CBI urges UK government to be open about supplier costs and performance

Andrew Pring
2 November 2014

The CBI is calling on the UK government to introduce full transparency in the costs and performance of its private and public suppliers in order to deliver best value for money.

In a report published this week - Our future public services: a challenge for us all – the employers’ organisation argues public services require fundamental re-shaping to better meet public needs, rather than simply cutting budgets – leading to poorer quality services.

The CBI says: “In order to win people’s confidence in the way services are delivered, all providers must be equally transparent about costs and performance using the same measures, so the public and commissioners can make informed choices based on quality and value for money. In the longer term, government should be able to assess objectively which provider is best placed to run any service through open, fair competition.”

Referring to “a long-standing trust deficit in government’s ability to successfully reform public services”, the CBI argued “the public debate is not a well-informed one and there isn’t genuine comparability between different services and providers.

“It is therefore essential all providers of public services, whether they are in the public, private or voluntary sectors, are equally transparent about their costs, performance and ability to deliver.”

To achieve this, all providers must be able to compete fairly and on the same terms, in particular treating capital investment and pension liabilities in the same way across sectors.

The CBI also urges the government to establish a new fiscal rule once the deficit has been eliminated ensuring that public spending never outstrips revenue receipts.

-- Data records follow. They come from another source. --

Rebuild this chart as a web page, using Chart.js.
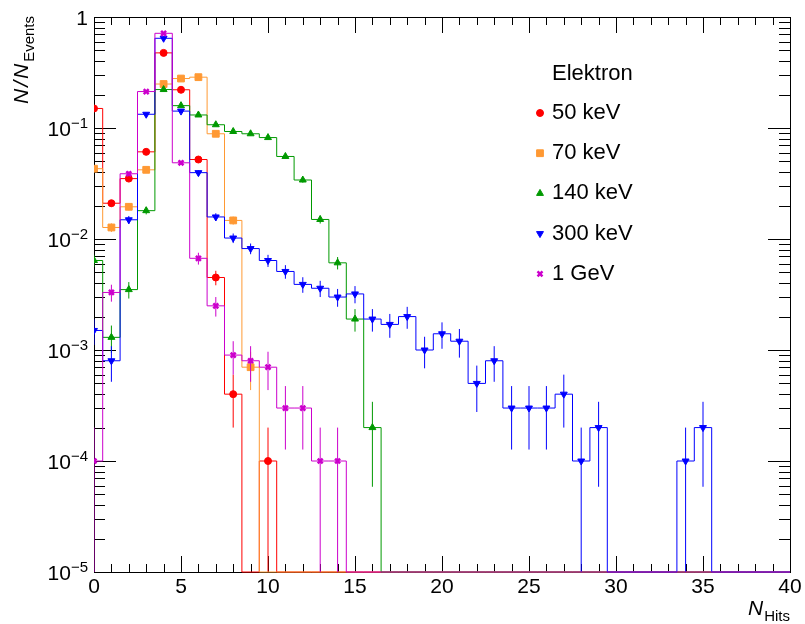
<!DOCTYPE html>
<html>
<head>
<meta charset="utf-8">
<script src="https://cdn.jsdelivr.net/npm/chart.js@4"></script>
<style>
  html, body { margin: 0; padding: 0; background: #fff; }
  canvas { display: block; }
</style>
</head>
<body>
<canvas id="hitsChart" width="805" height="624"></canvas>
<script>
// Anteil der Ereignisse pro Anzahl Hits, Bin i = i Hits
const legendTitle = "Elektron";
const seriesLabels = ["50 keV", "70 keV", "140 keV", "300 keV", "1 GeV"];
const hits50keV = [0.15, 0.021, 0.035, 0.061, 0.475, 0.221, 0.052, 0.0045, 0.0004, 0, 0.0001];
const hits70keV = [0.043, 0.0127, 0.0195, 0.042, 0.249, 0.279, 0.287, 0.0887, 0.0147, 0.0007];
const hits140keV = [0.0064, 0.0013, 0.0035, 0.018, 0.222, 0.159, 0.131, 0.107, 0.093, 0.0887,
                    0.082, 0.0554, 0.034, 0.015, 0.0061, 0.0019, 0.0002];
const hits300keV = [0.0015, 0.0008, 0.0149, 0.133, 0.643, 0.142, 0.0396, 0.0158, 0.0102, 0.0082,
                    0.0064, 0.0051, 0.0039, 0.0036, 0.003, 0.0032, 0.0019, 0.0017, 0.002, 0.001,
                    0.0014, 0.0012, 0.0005, 0.0008, 0.0003, 0.0003, 0.0003, 0.0004, 0.0001, 0.0002,
                    0, 0, 0, 0, 0.0001, 0.0002];
const hits1GeV = [0.0001, 0.0033, 0.0387, 0.213, 0.713, 0.0486, 0.0067, 0.0025, 0.0009, 0.0008,
                  0.0007, 0.0003, 0.0003, 0.0001, 0.0001];
const nEvents = 10000;   // 1 Ereignis = 1e-4

const xTicks = [0, 5, 10, 15, 20, 25, 30, 35, 40];
const yTicks = [1, 1e-1, 1e-2, 1e-3, 1e-4, 1e-5];
const yTickExponents = ["", "\u22121", "\u22122", "\u22123", "\u22124", "\u22125"];

const nBins = 41;
const yMin = 1e-5;
const yMax = 1;

const seriesValues = [hits50keV, hits70keV, hits140keV, hits300keV, hits1GeV];
const seriesColors = ["#ff0000", "#ff9933", "#009900", "#0000ff", "#cc00cc"];
const seriesMarkers = [
    { pointStyle: "circle", radius: 3.5, rotation: 0, borderWidth: 1 },
    { pointStyle: "rect", radius: 4.8, rotation: 0, borderWidth: 1 },
    { pointStyle: "triangle", radius: 4, rotation: 0, borderWidth: 1 },
    { pointStyle: "triangle", radius: 4, rotation: 180, borderWidth: 1 },
    { pointStyle: "crossRot", radius: 3.5, rotation: 0, borderWidth: 2.5 }
];

const FONT = "'Liberation Sans', Arial, Helvetica, sans-serif";

function stepPoints(values) {
    const pts = [];
    for (let i = 0; i < nBins; i++) {
        const v = values[i] || 0;
        pts.push({ x: i - 0.5, y: v > 0 ? v : yMin });
    }
    pts.push({ x: nBins - 0.5, y: yMin });
    return pts;
}

function errorPoints(values) {
    const pts = [];
    values.forEach((v, i) => {
        if (v <= 0) return;
        const err = Math.sqrt(v / nEvents);
        pts.push({ x: i, y: Math.max(v - err, yMin) });
        pts.push({ x: i, y: v + err });
        pts.push({ x: i, y: null });
    });
    return pts;
}

function markerPoints(values) {
    const pts = [];
    values.forEach((v, i) => { if (v > 0) pts.push({ x: i, y: v }); });
    return pts;
}

const datasets = [];
seriesValues.forEach((values, s) => {
    const color = seriesColors[s];
    const m = seriesMarkers[s];
    const base = (seriesValues.length - 1 - s) * 3;
    datasets.push({
        label: seriesLabels[s],
        data: markerPoints(values),
        showLine: false,
        pointStyle: m.pointStyle,
        pointRadius: m.radius,
        pointRotation: m.rotation,
        pointBorderWidth: m.borderWidth,
        pointBackgroundColor: color,
        pointBorderColor: color,
        order: base
    });
    datasets.push({
        label: seriesLabels[s] + " err",
        data: errorPoints(values),
        borderColor: color,
        borderWidth: 1,
        pointRadius: 0,
        spanGaps: false,
        order: base + 1
    });
    datasets.push({
        label: seriesLabels[s] + " hist",
        data: stepPoints(values),
        borderColor: color,
        borderWidth: 1,
        pointRadius: 0,
        stepped: true,
        clip: { left: 0, top: 0, right: 0, bottom: 2 },
        order: base + 2
    });
});

function drawMarker(ctx, m, color, x, y) {
    ctx.save();
    ctx.fillStyle = color;
    ctx.strokeStyle = color;
    ctx.lineWidth = m.borderWidth;
    Chart.helpers.drawPoint(ctx, { pointStyle: m.pointStyle, radius: m.radius, rotation: m.rotation, borderWidth: m.borderWidth }, x, y);
    ctx.restore();
}

// Rahmen, Ticks, Beschriftungen und Legende im ROOT-Stil
const rootStyle = {
    id: "rootStyle",
    beforeDatasetsDraw(chart) {
        const { ctx, chartArea: a, scales } = chart;
        ctx.save();
        ctx.strokeStyle = "#000";
        ctx.lineWidth = 1;
        ctx.beginPath();
        // x-Ticks unten und oben
        for (let v = 0; v <= 40; v++) {
            const px = Math.round(scales.x.getPixelForValue(v)) + 0.5;
            const len = v % 5 === 0 ? 16 : 8;
            ctx.moveTo(px, a.bottom); ctx.lineTo(px, a.bottom - len);
            ctx.moveTo(px, a.top); ctx.lineTo(px, a.top + len);
        }
        // y-Ticks links und rechts
        for (let d = -5; d <= 0; d++) {
            for (let k = 1; k <= 9; k++) {
                const v = k * Math.pow(10, d);
                if (v > yMax + 1e-12) break;
                const py = Math.round(scales.y.getPixelForValue(v)) + 0.5;
                const len = k === 1 ? 22 : 11;
                ctx.moveTo(a.left, py); ctx.lineTo(a.left + len, py);
                ctx.moveTo(a.right, py); ctx.lineTo(a.right - len, py);
            }
        }
        ctx.stroke();
        ctx.strokeRect(Math.round(a.left) + 0.5, Math.round(a.top) + 0.5,
                       Math.round(a.right - a.left), Math.round(a.bottom - a.top));
        ctx.restore();
    },
    afterDraw(chart) {
        const { ctx, chartArea: a, scales } = chart;
        ctx.save();
        ctx.fillStyle = "#000";

        // x-Beschriftung
        ctx.font = "21px " + FONT;
        ctx.textAlign = "center";
        ctx.textBaseline = "alphabetic";
        xTicks.forEach(v => {
            ctx.fillText(String(v), scales.x.getPixelForValue(v), a.bottom + 21);
        });

        // y-Beschriftung 10^-n
        yTicks.forEach((v, i) => {
            const py = scales.y.getPixelForValue(v);
            const right = a.left - 6;
            if (yTickExponents[i] === "") {
                ctx.font = "21px " + FONT;
                ctx.textAlign = "right";
                ctx.fillText("1", right, py + 8);
            } else {
                ctx.font = "15px " + FONT;
                ctx.textAlign = "right";
                const supW = ctx.measureText(yTickExponents[i]).width;
                ctx.fillText(yTickExponents[i], right, py);
                ctx.font = "21px " + FONT;
                ctx.fillText("10", right - supW, py + 8);
            }
        });

        // Achsentitel x
        ctx.textAlign = "left";
        ctx.font = "15px " + FONT;
        const hitsW = ctx.measureText("Hits").width;
        ctx.font = "italic 21px " + FONT;
        const nW = ctx.measureText("N").width;
        const xStart = a.right - hitsW - nW - 1;
        ctx.fillText("N", xStart, a.bottom + 43);
        ctx.font = "15px " + FONT;
        ctx.fillText("Hits", xStart + nW + 1, a.bottom + 49);

        // Achsentitel y (gedreht)
        ctx.save();
        ctx.translate(28, 104);
        ctx.rotate(-Math.PI / 2);
        ctx.font = "italic 21px " + FONT;
        ctx.textAlign = "left";
        let u = 0;
        ["N", "/", "N"].forEach(t => {
            ctx.fillText(t, u, 0);
            u += ctx.measureText(t).width + 2;
        });
        ctx.font = "15px " + FONT;
        ctx.fillText("Events", u, 6);
        ctx.restore();

        // Legende
        ctx.font = "22px " + FONT;
        ctx.textAlign = "left";
        ctx.textBaseline = "middle";
        ctx.fillText(legendTitle, 552, 74);
        seriesLabels.forEach((label, s) => {
            const y = 113 + s * 40.2;
            ctx.fillStyle = "#000";
            ctx.fillText(label, 552, y);
            drawMarker(ctx, seriesMarkers[s], seriesColors[s], 540, y);
        });
        ctx.restore();
    }
};

document.addEventListener("DOMContentLoaded", () => {
    const ctx = document.getElementById("hitsChart").getContext("2d");
    new Chart(ctx, {
        type: "line",
        data: { datasets: datasets },
        options: {
            responsive: false,
            animation: false,
            parsing: true,
            layout: { padding: { left: 94, right: 15, top: 17, bottom: 52 } },
            plugins: {
                legend: { display: false },
                tooltip: { enabled: false }
            },
            scales: {
                x: { type: "linear", min: 0, max: 40, display: false },
                y: { type: "logarithmic", min: yMin, max: yMax, display: false }
            }
        },
        plugins: [rootStyle]
    });
});
</script>
</body>
</html>
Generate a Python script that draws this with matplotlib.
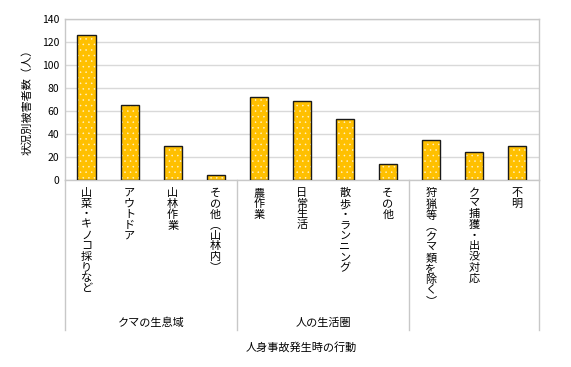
import matplotlib
matplotlib.use('Agg')
import matplotlib.pyplot as plt
import numpy as np

plt.rcParams['font.family'] = ['Noto Sans CJK JP', 'DejaVu Sans']
plt.rcParams['hatch.linewidth'] = 0.35

# Data
activities = ['山菜・キノコ採りなど', 'アウトドア', '山林作業', 'その他︵山林内︶',
              '農作業', '日常生活', '散歩・ランニング', 'その他',
              '狩猟等︵クマ類を除く︶', 'クマ捕獲・出没対応', '不明']
victims = [126, 65, 30, 4, 72, 69, 53, 14, 35, 24, 30]
groups = ['クマの生息域', '人の生活圏', '']
group_sizes = [4, 4, 3]

fig = plt.figure(figsize=(5.71, 3.67), dpi=100)
ax = fig.add_axes([0.1138, 0.5095, 0.8296, 0.4385])

x = np.arange(len(victims))
gold = '#FFC000'
# fill with white dot pattern, then outline
ax.bar(x, victims, width=0.42, color=gold, edgecolor='#fff3cc', hatch='...', linewidth=0, zorder=2)
ax.bar(x, victims, width=0.42, fill=False, edgecolor='#1a1a1a', linewidth=1.0, zorder=3)

ax.set_xlim(-0.5, len(victims) - 0.5)
ax.set_ylim(0, 140)
ax.set_yticks(range(0, 141, 20))
ax.tick_params(axis='y', length=0, labelsize=7.5, pad=4)
ax.set_xticks([])
ax.grid(axis='y', color='#d9d9d9', linewidth=1.0, zorder=0)
ax.set_axisbelow(True)
for s in ax.spines.values():
    s.set_color('#c8c8c8')
    s.set_linewidth(1.0)
ax.set_ylabel('状況別被害者数（人）', fontsize=8, labelpad=7)

# vertical category labels (stacked characters)
tr = ax.get_xaxis_transform()
for xi, name in zip(x, activities):
    ax.text(xi, -0.05, '\n'.join(name), transform=tr, ha='center', va='top',
            fontsize=8, linespacing=1.08, clip_on=False)

# group separators and group labels
bounds = np.concatenate([[0], np.cumsum(group_sizes)]) - 0.5
for b in bounds:
    ax.plot([b, b], [0, -0.932], transform=tr, color='#c8c8c8', linewidth=1.0, clip_on=False)
for i, g in enumerate(groups):
    if g:
        ax.text((bounds[i] + bounds[i + 1]) / 2, -0.888, g, transform=tr,
                ha='center', va='center', fontsize=8, clip_on=False)

fig.text(0.5285, 1 - 347 / 367, '人身事故発生時の行動', ha='center', va='center', fontsize=8)

fig.savefig('out.png', dpi=100)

Warning that politicians “have yet to grasp the pace and scale of change required if the UK is to live within its means and provide the services people expect after next year’s general election”, the report calls for more services to be available online and encourages the physical co-location of some services in order to combine greater efficiency with joining up services.

The report said integrating social care and health services by combining budgets and commissioning systems would save money and improve clinical outcomes by moving care from hospitals into homes and communities

Katja Hall, CBI deputy director-general, commented: “We want to see reform underpinned by a new fiscal rule ensuring that public spending never outstrips revenue receipts once the deficit is eliminated in 2018-19. And a cross-party commission, with citizen representation, should be set up to answer tough questions about how we overhaul our public services for the 21st Century and beyond.”